If being classified, this call is used to people aged between 17-35 years. While for the people under 17 is usually called “adik” and aged over 35 years are usually called “Pak” and “Bu“.
- Saying Apa kabar for asking how someone doing
Some Indonesians usually expand their greeting by asking how someone is doing. The way to ask is apa kabar which means “how are you?” Interestingly, the literal translation is “what’s new / what is the news?” Then they would say the answer is baik (sounds like when you say “bike”) which means “well” or “good.” Sometimes it is said twice (baik, baik). Hopefully whomever you are asking doesn’t answer, tidak bagus or tidak baik which means “not good.” If they reply with saya sakit, it means that they are sick.
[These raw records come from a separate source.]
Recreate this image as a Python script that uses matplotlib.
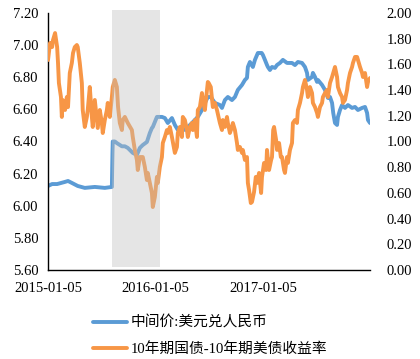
import matplotlib
matplotlib.use("Agg")
import matplotlib.pyplot as plt
import pandas as pd

plt.rcParams['font.family'] = ['Liberation Serif', 'Noto Sans CJK SC']

# 中间价:美元兑人民币 (left axis)
cny_dates = ['2015-01-05', '2015-01-19', '2015-02-05', '2015-03-03', '2015-03-14',
             '2015-03-27', '2015-04-16', '2015-05-10', '2015-06-13', '2015-07-17',
             '2015-08-10', '2015-08-11', '2015-08-12', '2015-08-13', '2015-08-20',
             '2015-08-27', '2015-09-13', '2015-09-23', '2015-10-03', '2015-10-20',
             '2015-11-03', '2015-11-13', '2015-11-23', '2015-12-07', '2015-12-17',
             '2015-12-24', '2015-12-27', '2016-01-10', '2016-01-27', '2016-02-06',
             '2016-02-16', '2016-03-01', '2016-03-11', '2016-03-21', '2016-04-04',
             '2016-04-14', '2016-04-24', '2016-05-08', '2016-05-18', '2016-05-28',
             '2016-06-11', '2016-06-21', '2016-07-01', '2016-07-11', '2016-07-25',
             '2016-08-11', '2016-08-18', '2016-08-28', '2016-09-07', '2016-09-21',
             '2016-10-01', '2016-10-11', '2016-10-25', '2016-11-04', '2016-11-11',
             '2016-11-14', '2016-11-21', '2016-12-01', '2016-12-08', '2016-12-18',
             '2016-12-31', '2017-01-04', '2017-01-11', '2017-01-18', '2017-01-21',
             '2017-01-28', '2017-02-04', '2017-02-14', '2017-02-21', '2017-03-03',
             '2017-03-13', '2017-03-27', '2017-04-06', '2017-04-13', '2017-04-23',
             '2017-05-03', '2017-05-17', '2017-05-27', '2017-06-03', '2017-06-06',
             '2017-06-20', '2017-06-23', '2017-06-30', '2017-07-07', '2017-07-10',
             '2017-07-24', '2017-08-03', '2017-08-13', '2017-08-20', '2017-08-27',
             '2017-08-31', '2017-09-06', '2017-09-13', '2017-09-16', '2017-09-23',
             '2017-09-30', '2017-10-10', '2017-10-20', '2017-11-03', '2017-11-13',
             '2017-11-23', '2017-12-07', '2017-12-17', '2017-12-24', '2017-12-27',
             '2018-01-03']
cny_values = [6.123, 6.135, 6.135, 6.148, 6.154, 6.142, 6.123, 6.111, 6.117, 6.111,
              6.117, 6.23, 6.33, 6.40, 6.40, 6.39, 6.37, 6.37, 6.36, 6.329,
              6.316, 6.36, 6.378, 6.397, 6.453, 6.484, 6.49, 6.553, 6.553, 6.546,
              6.515, 6.546, 6.503, 6.472, 6.484, 6.472, 6.49, 6.515, 6.534, 6.553,
              6.596, 6.64, 6.677, 6.677, 6.64, 6.627, 6.609, 6.658, 6.677, 6.658,
              6.677, 6.721, 6.752, 6.783, 6.796, 6.864, 6.895, 6.864, 6.908, 6.951,
              6.951, 6.939, 6.908, 6.876, 6.864, 6.845, 6.864, 6.858, 6.876, 6.889,
              6.908, 6.889, 6.889, 6.889, 6.876, 6.895, 6.889, 6.864, 6.827, 6.783,
              6.802, 6.827, 6.802, 6.771, 6.783, 6.752, 6.721, 6.671, 6.677, 6.64,
              6.578, 6.515, 6.503, 6.553, 6.596, 6.627, 6.609, 6.627, 6.609, 6.615,
              6.596, 6.609, 6.615, 6.578, 6.534, 6.515]

# 10年期国债-10年期美债收益率 (right axis)
spread_dates = ['2015-01-05', '2015-01-12', '2015-01-19', '2015-01-22', '2015-01-29',
                '2015-02-05', '2015-02-08', '2015-02-11', '2015-02-18', '2015-02-21',
                '2015-02-24', '2015-03-04', '2015-03-10', '2015-03-14', '2015-03-20',
                '2015-03-27', '2015-03-31', '2015-04-06', '2015-04-13', '2015-04-16',
                '2015-04-23', '2015-04-30', '2015-05-03', '2015-05-10', '2015-05-17',
                '2015-05-20', '2015-05-27', '2015-06-03', '2015-06-06', '2015-06-13',
                '2015-06-20', '2015-06-23', '2015-06-30', '2015-07-07', '2015-07-10',
                '2015-07-17', '2015-07-24', '2015-07-27', '2015-08-03', '2015-08-10',
                '2015-08-13', '2015-08-20', '2015-08-27', '2015-08-31', '2015-09-06',
                '2015-09-13', '2015-09-16', '2015-09-23', '2015-10-03', '2015-10-17',
                '2015-10-20', '2015-10-27', '2015-11-03', '2015-11-06', '2015-11-13',
                '2015-11-23', '2015-11-30', '2015-12-07', '2015-12-10', '2015-12-17',
                '2015-12-24', '2015-12-27', '2016-01-03', '2016-01-10', '2016-01-13',
                '2016-01-20', '2016-01-27', '2016-01-30', '2016-02-06', '2016-02-13',
                '2016-02-16', '2016-02-23', '2016-03-01', '2016-03-11', '2016-03-18',
                '2016-03-21', '2016-03-28', '2016-04-04', '2016-04-07', '2016-04-14',
                '2016-04-21', '2016-04-24', '2016-05-01', '2016-05-08', '2016-05-11',
                '2016-05-18', '2016-05-25', '2016-05-28', '2016-06-04', '2016-06-11',
                '2016-06-14', '2016-06-21', '2016-06-28', '2016-07-01', '2016-07-04',
                '2016-07-11', '2016-07-18', '2016-07-25', '2016-08-01', '2016-08-11',
                '2016-08-18', '2016-08-21', '2016-08-28', '2016-09-04', '2016-09-07',
                '2016-09-14', '2016-09-21', '2016-09-24', '2016-10-01', '2016-10-08',
                '2016-10-11', '2016-10-18', '2016-10-25', '2016-10-28', '2016-11-04',
                '2016-11-11', '2016-11-14', '2016-11-18', '2016-11-24', '2016-11-28',
                '2016-12-05', '2016-12-11', '2016-12-15', '2016-12-22', '2016-12-29',
                '2017-01-01', '2017-01-08', '2017-01-15', '2017-01-18', '2017-01-25',
                '2017-02-01', '2017-02-04', '2017-02-08', '2017-02-11', '2017-02-18',
                '2017-02-21', '2017-02-28', '2017-03-06', '2017-03-10', '2017-03-17',
                '2017-03-20', '2017-03-27', '2017-03-30', '2017-04-06', '2017-04-13',
                '2017-04-16', '2017-04-23', '2017-04-30', '2017-05-03', '2017-05-10',
                '2017-05-17', '2017-05-20', '2017-05-27', '2017-06-03', '2017-06-06',
                '2017-06-13', '2017-06-20', '2017-06-23', '2017-06-30', '2017-07-07',
                '2017-07-10', '2017-07-17', '2017-07-24', '2017-07-27', '2017-08-03',
                '2017-08-10', '2017-08-13', '2017-08-20', '2017-08-27', '2017-08-31',
                '2017-09-06', '2017-09-13', '2017-09-16', '2017-09-23', '2017-09-30',
                '2017-10-03', '2017-10-10', '2017-10-17', '2017-10-20', '2017-10-27',
                '2017-11-03', '2017-11-06', '2017-11-13', '2017-11-20', '2017-11-23',
                '2017-11-30', '2017-12-07', '2017-12-10', '2017-12-17', '2017-12-24',
                '2017-12-27', '2018-01-03']
spread_values = [1.634, 1.767, 1.735, 1.790, 1.844, 1.735, 1.611, 1.455, 1.346, 1.191,
                 1.323, 1.245, 1.346, 1.268, 1.533, 1.611, 1.689, 1.735, 1.751, 1.735,
                 1.611, 1.455, 1.245, 1.113, 1.191, 1.245, 1.424, 1.191, 1.113, 1.323,
                 1.167, 1.105, 1.245, 1.144, 1.066, 1.167, 1.245, 1.300, 1.191, 1.346,
                 1.424, 1.479, 1.424, 1.268, 1.144, 1.089, 1.167, 1.191, 1.144, 1.089,
                 1.035, 0.934, 0.856, 0.778, 0.879, 0.879, 0.802, 0.700, 0.755, 0.677,
                 0.599, 0.490, 0.568, 0.724, 0.677, 0.802, 0.879, 0.988, 1.035, 1.089,
                 1.066, 1.113, 1.035, 0.911, 0.957, 1.066, 1.113, 1.035, 1.191, 1.167,
                 1.089, 1.035, 1.113, 1.144, 1.089, 1.167, 1.035, 1.245, 1.268, 1.377,
                 1.323, 1.245, 1.401, 1.463, 1.455, 1.424, 1.268, 1.300, 1.245, 1.144,
                 1.089, 1.167, 1.113, 1.191, 1.144, 1.066, 1.113, 1.144, 1.089, 0.988,
                 0.934, 0.957, 0.911, 0.934, 0.856, 0.879, 0.677, 0.623, 0.521, 0.529,
                 0.607, 0.724, 0.677, 0.755, 0.599, 0.724, 0.833, 0.778, 0.934, 0.778,
                 0.856, 0.879, 1.089, 1.113, 1.011, 0.934, 0.988, 0.879, 0.879, 0.778,
                 0.755, 0.879, 0.833, 0.934, 0.988, 1.144, 1.167, 1.144, 1.245, 1.300,
                 1.377, 1.424, 1.479, 1.401, 1.346, 1.424, 1.377, 1.300, 1.268, 1.222,
                 1.191, 1.268, 1.300, 1.346, 1.377, 1.401, 1.346, 1.455, 1.502, 1.533,
                 1.580, 1.502, 1.424, 1.377, 1.346, 1.300, 1.323, 1.401, 1.455, 1.533,
                 1.580, 1.611, 1.658, 1.658, 1.634, 1.580, 1.533, 1.502, 1.533, 1.424,
                 1.463, 1.494]

shade_span = ['2015-08-11', '2016-01-20']
xtick_labels = ['2015-01-05', '2016-01-05', '2017-01-05']
left_ticks = [5.60, 5.80, 6.00, 6.20, 6.40, 6.60, 6.80, 7.00, 7.20]
right_ticks = [0.00, 0.20, 0.40, 0.60, 0.80, 1.00, 1.20, 1.40, 1.60, 1.80, 2.00]

blue = '#5b9bd5'
orange = '#f79646'

cny_x = pd.to_datetime(cny_dates)
spread_x = pd.to_datetime(spread_dates)

fig = plt.figure(figsize=(4.2, 3.59), dpi=100)
ax = fig.add_axes([0.1143, 0.248, 0.7667, 0.7158])
ax2 = ax.twinx()

l1, = ax.plot(cny_x, cny_values, color=blue, lw=2.8, solid_capstyle='round',
              label='中间价:美元兑人民币', zorder=2)
l2, = ax2.plot(spread_x, spread_values, color=orange, lw=2.8, solid_capstyle='round',
               label='10年期国债-10年期美债收益率', zorder=2)

# grey band drawn over the lines, as in the original
s0, s1 = pd.to_datetime(shade_span)
ax2.axvspan(s0, s1, ymin=0.012, ymax=1.012, color='#bfbfbf', alpha=0.4,
            lw=0, zorder=5, clip_on=False)

ax.set_ylim(5.6, 7.2)
ax2.set_ylim(0, 2.0)
ax.set_xlim(cny_x[0], cny_x[-1])

ax.set_yticks(left_ticks)
ax.set_yticklabels([f'{v:.2f}' for v in left_ticks])
ax2.set_yticks(right_ticks)
ax2.set_yticklabels([f'{v:.2f}' for v in right_ticks])
ax.set_xticks(pd.to_datetime(xtick_labels))
ax.set_xticklabels(xtick_labels)

for a in (ax, ax2):
    a.tick_params(length=0, labelsize=10.5, colors='black')
    for side in ('top', 'right'):
        a.spines[side].set_visible(False)
ax2.spines['left'].set_visible(False)
ax2.spines['bottom'].set_visible(False)
ax.spines['left'].set_linewidth(1.0)
ax.spines['bottom'].set_linewidth(1.0)
ax.tick_params(axis='y', pad=7)
ax2.tick_params(axis='y', pad=12)
ax.tick_params(axis='x', pad=9)

fig.legend(handles=[l1, l2], loc='upper left', bbox_to_anchor=(0.221, 0.120),
           frameon=False, fontsize=10.6, handlelength=2.3, handletextpad=0.3,
           labelspacing=0.83, borderpad=0, borderaxespad=0)

fig.savefig('out.png', dpi=100)
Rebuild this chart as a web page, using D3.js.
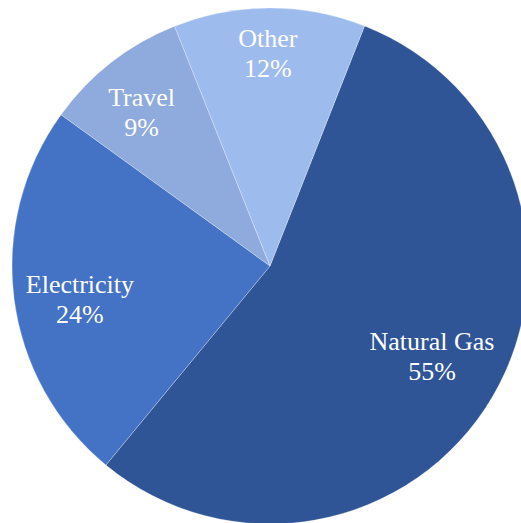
<!DOCTYPE html>
<html><head><meta charset="utf-8">
<script src="https://cdn.jsdelivr.net/npm/d3@7"></script>
<style>html,body{margin:0;padding:0;background:#fff;overflow:hidden}</style>
</head><body>
<svg id="chart" width="521" height="523"></svg>
<script>
const categories = ["Natural Gas", "Electricity", "Travel", "Other"];
const values = [55, 24, 9, 12];
const percentLabels = ["55%", "24%", "9%", "12%"];

const colors = ["#2F5597", "#4472C4", "#8FAADC", "#9EBBEE"];
// label placement styling (radius fraction, angular nudge in degrees)
const labelRadiusFactor = [0.722, 0.749, 0.771, 0.818];
const labelAngleNudge = [-0.9, -3.1, -2.3, -0.5];

const svg = d3.select("#chart");
const cx = 270, cy = 266, R = 258;
const g = svg.append("g").attr("transform", `translate(${cx},${cy})`);

const startAngle = 21.5 * Math.PI / 180;
const pie = d3.pie().sort(null).value(d => d)
  .startAngle(startAngle).endAngle(startAngle + 2 * Math.PI);
const arcs = pie(values);
const arc = d3.arc().innerRadius(0).outerRadius(R);

g.selectAll("path").data(arcs).join("path")
  .attr("d", arc)
  .attr("fill", (d, i) => colors[i])
  .attr("stroke", "#ffffff")
  .attr("stroke-opacity", 0.35)
  .attr("stroke-width", 0.8);

const labels = g.selectAll("text.lbl").data(arcs).join("text")
  .attr("class", "lbl")
  .attr("text-anchor", "middle")
  .attr("fill", "#ffffff")
  .style("font-family", "'Liberation Serif','Times New Roman',serif")
  .style("font-size", "26px")
  .attr("transform", (d, i) => {
    const a = (d.startAngle + d.endAngle) / 2 + labelAngleNudge[i] * Math.PI / 180;
    const r = R * labelRadiusFactor[i];
    return `translate(${r * Math.sin(a)},${-r * Math.cos(a)})`;
  });
labels.append("tspan").attr("x", 0).attr("y", -8).text((d, i) => categories[i]);
labels.append("tspan").attr("x", 0).attr("y", 22).text((d, i) => percentLabels[i]);
</script>
</body></html>
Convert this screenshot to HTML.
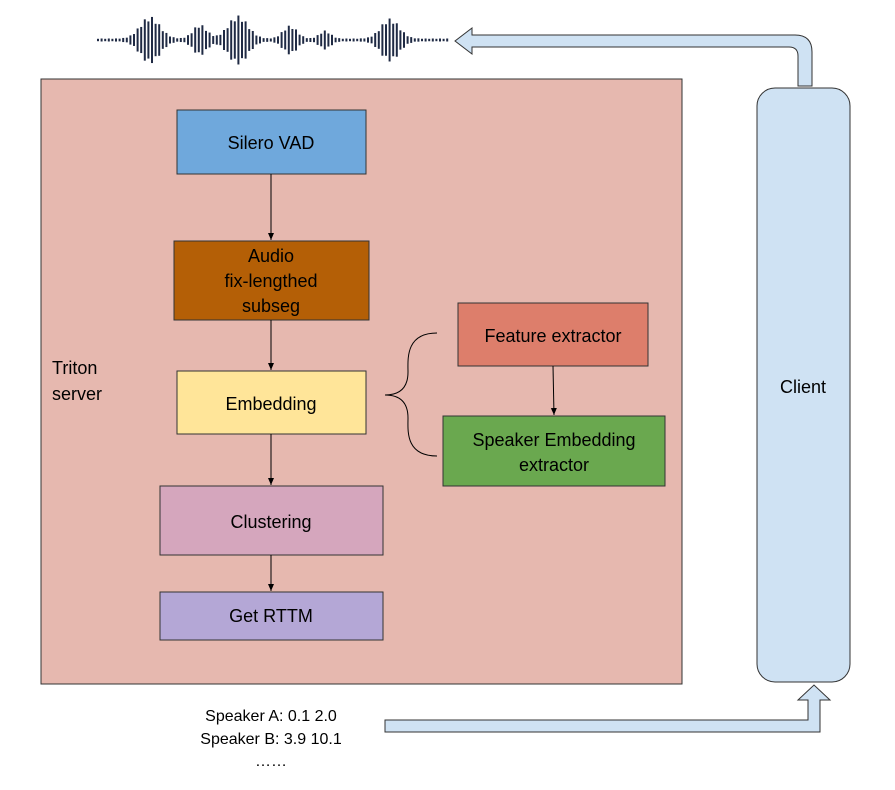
<!DOCTYPE html>
<html><head><meta charset="utf-8"><style>
body{margin:0;background:#fff;}
svg text{font-family:"Liberation Sans",Arial,sans-serif;}
</style></head><body>
<svg width="895" height="785" viewBox="0 0 895 785" xmlns="http://www.w3.org/2000/svg">
<defs><marker id="ah" markerWidth="8" markerHeight="8" refX="7" refY="4" orient="auto" markerUnits="userSpaceOnUse"><path d="M0,1 L7,4 L0,7 z" fill="#000"/></marker></defs>
<g id="wave" stroke="#1f2a44" stroke-width="2"></g>
<rect x="41" y="79" width="641" height="605" fill="#e6b8af" stroke="#333" stroke-width="1"/>
<text x="52" y="374" font-size="18">Triton</text>
<text x="52" y="400" font-size="18">server</text>
<rect x="177" y="110" width="189" height="64" fill="#6fa8dc" stroke="#333"/>
<text x="271" y="149" font-size="18" text-anchor="middle">Silero VAD</text>
<rect x="174" y="241" width="195" height="79" fill="#b45f06" stroke="#333"/>
<text x="271" y="262" font-size="18" text-anchor="middle">Audio</text>
<text x="271" y="287" font-size="18" text-anchor="middle">fix-lengthed</text>
<text x="271" y="312" font-size="18" text-anchor="middle">subseg</text>
<rect x="177" y="371" width="189" height="63" fill="#ffe599" stroke="#333"/>
<text x="271" y="410" font-size="18" text-anchor="middle">Embedding</text>
<rect x="160" y="486" width="223" height="69" fill="#d5a6bd" stroke="#333"/>
<text x="271" y="528" font-size="18" text-anchor="middle">Clustering</text>
<rect x="160" y="592" width="223" height="48" fill="#b4a7d6" stroke="#333"/>
<text x="271" y="622" font-size="18" text-anchor="middle">Get RTTM</text>
<rect x="458" y="303" width="190" height="63" fill="#dd7e6b" stroke="#333"/>
<text x="553" y="342" font-size="18" text-anchor="middle">Feature extractor</text>
<rect x="443" y="416" width="222" height="70" fill="#6aa84f" stroke="#333"/>
<text x="554" y="446" font-size="18" text-anchor="middle">Speaker Embedding</text>
<text x="554" y="471" font-size="18" text-anchor="middle">extractor</text>
<g stroke="#000" stroke-width="1" fill="none">
<line x1="271" y1="174" x2="271" y2="240" marker-end="url(#ah)"/>
<line x1="271" y1="320" x2="271" y2="370" marker-end="url(#ah)"/>
<line x1="271" y1="434" x2="271" y2="485" marker-end="url(#ah)"/>
<line x1="271" y1="555" x2="271" y2="591" marker-end="url(#ah)"/>
<line x1="553" y1="366" x2="554" y2="415" marker-end="url(#ah)"/>
<path d="M437,333 C405,333 408,360 408,372 C408,388 400,395 385,395 C400,395 408,402 408,418 C408,430 405,456 437,456"/>
</g>
<rect x="757" y="88" width="93" height="594" rx="18" fill="#cfe2f3" stroke="#333"/>
<text x="803" y="393" font-size="18" text-anchor="middle">Client</text>
<path d="M798,86 L798,56 Q798,47 789,47 L472,47 L472,54 L455,41 L472,28 L472,35 L795,35 Q812,35 812,52 L812,86 Z" fill="#cfe2f3" stroke="#333"/>
<path d="M385,720 L808,720 L808,700 L798,700 L814,685 L830,700 L820,700 L820,732 L385,732 Z" fill="#cfe2f3" stroke="#333"/>
<text x="271" y="721" font-size="16" text-anchor="middle">Speaker A: 0.1 2.0</text>
<text x="271" y="744" font-size="16" text-anchor="middle">Speaker B: 3.9 10.1</text>
<text x="271" y="766" font-size="16" text-anchor="middle">……</text>
</svg>
<script>
var g=document.getElementById('wave'),s='';
var peaks=[[150,22,14],[200,14,10],[238,23,14],[290,13,10],[325,8,8],[390,20,13]];
for(var x=98;x<=448;x+=3.6){var h=1.5;peaks.forEach(function(p){h+=p[1]*Math.exp(-Math.pow((x-p[0])/p[2],2));});
var jit=(Math.round(x/3.6)%2)?0.8:1;h*=jit;s+='<line x1="'+x+'" x2="'+x+'" y1="'+(40-h)+'" y2="'+(40+h)+'"/>';}
g.innerHTML=s;
</script>
</body></html>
- Saying Assalamualaikum for Islamic people
For foreigners who have been stayed in Indonesia in a longer time, they must be familiar with the sentence of ‘Assalamualaikum.’ Moreover, some of them are fluent enough in pronouncing it. Yaps, this greeting is commonly used in Indonesia.
Although the word is originally from Arabic and basically used by the Muslims, it seems that the word has used for a universal language for Indonesians, no matter what religions they have. Assalamualaikum is also used both for personal greetings and public speaking greetings.
- Using selamat pagi/siang/sore/malam to say hello
In Indonesia, the most common thing to greet people is by saying these following Indonesian greetings expression:
- Selamat Pagi : Good Morning
- Selamat Siang : Good afternoon
- Selamat Sore : Good evening
- Selamat malam : Good night
The expression above is normally used in daily activity. They usually use them for formal greeting in office, telephone, and institution. However, some people in informal situation also use those expressions.
- Various ways of farewell expressions
Indonesian would normally say these following phrases to say good bye:
- Sampai jumpa : See you later
- Selamat tinggal : Good bye
They would use “Sampai Jumpa” when they are one who leave someone, and use “Selamat jalan” when they are one who stay. Moreover, one informal expression of saying goodbye is by saying “Dadah” (sound like tha-tha). Then, they would also wave their hand as the common expression to leave someone.
- Hugs and kisses is prohibited to do with opposite sex
Indonesians would never apply hug and kisses to the opposite sex. However, for woman to a woman it is okay to greet by giving some kisses into cheek. Then, the hug and kisses may be given on the cheek toward between the married couple only. Showing too much affection (such as kissing and hugging intimately) for a married couple is also prohibited in Indonesia. Indonesia is a country that applies the strike rule toward politeness.
Those are the ways how do Indonesian greet each other. Once you visit Indonesia, you would see how friendly Indonesians are. They would even greet the people whom they have never met before. For some people, this habit might be annoying. However, the people of Indonesia truly do that.